Another problem is that because the risk of starting a business is so high –risk of debt, damaging reputation, etc– the entry barriers push a lot of potential entrepreneurs away. Some governments are aware of this and have made agreements with banks to give longer debt repayment periods in case of failure. This is an incredible step, so why aren't more governments doing this?
Right now we are working with governments, companies and civil society to change perceptions about what failure means, and to embrace it as a key path towards understanding success. We learn much more from those who try and fail, than from those that try and make it, and if 80% of projects fail, how much knowledge and experience are we missing?
The FUN motto is "living life without filters". In a world where people feel more obsessed about using filters (literally and metaphorically), what is your key advice to live life more naturally?
Keeping it simple is definitely one of our key values.

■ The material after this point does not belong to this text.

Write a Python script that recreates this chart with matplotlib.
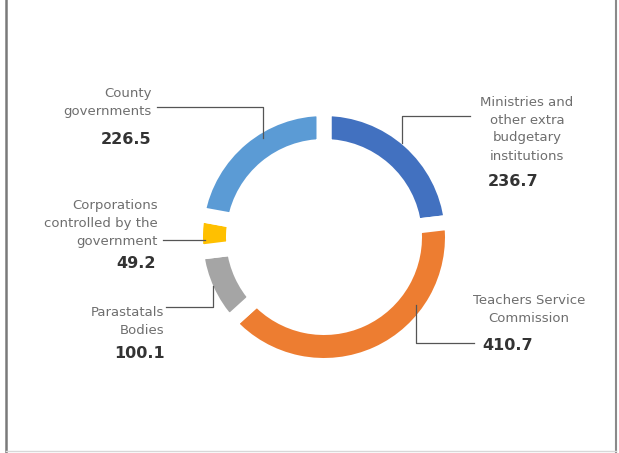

In work, relationships, and with ourselves. We tend to forget that life could be simpler. Vulnerability is also essential. You can be more powerful than you imagine if you allow yourself to show your emotions. For most people, showing their moments of vulnerability has a very negative connotation, but it is ultimately what makes us human and helps us foster deeper relationships with those around us.
Across all our research, it is proven time after time that being vulnerable makes you a better leader. Yet people don't buy it. So we have to fight the social norms that keep us believing that showing emotions signals a lack of character.
Finally, it’s important to really get to know who you are, so ultimately you can be less afraid of showing yourself without these filters.
Because we are all using the same filters, we are losing our authenticity and our individuality; and that is a tragedy.
I know it is hard for most people to be ok with who they are. For a long time I was too. FUN helped me to stop living my life for others; it taught me how to be more authentic in so many ways, especially professionally. I became an entrepreneur because I stopped being afraid of failure. Like Hanna Gadbsy brilliantly said in her stand-up show, Nanette (which I would recommend anyone to watch), it all comes down to the narrative that we build around our experiences. It's about the stories we tell ourselves.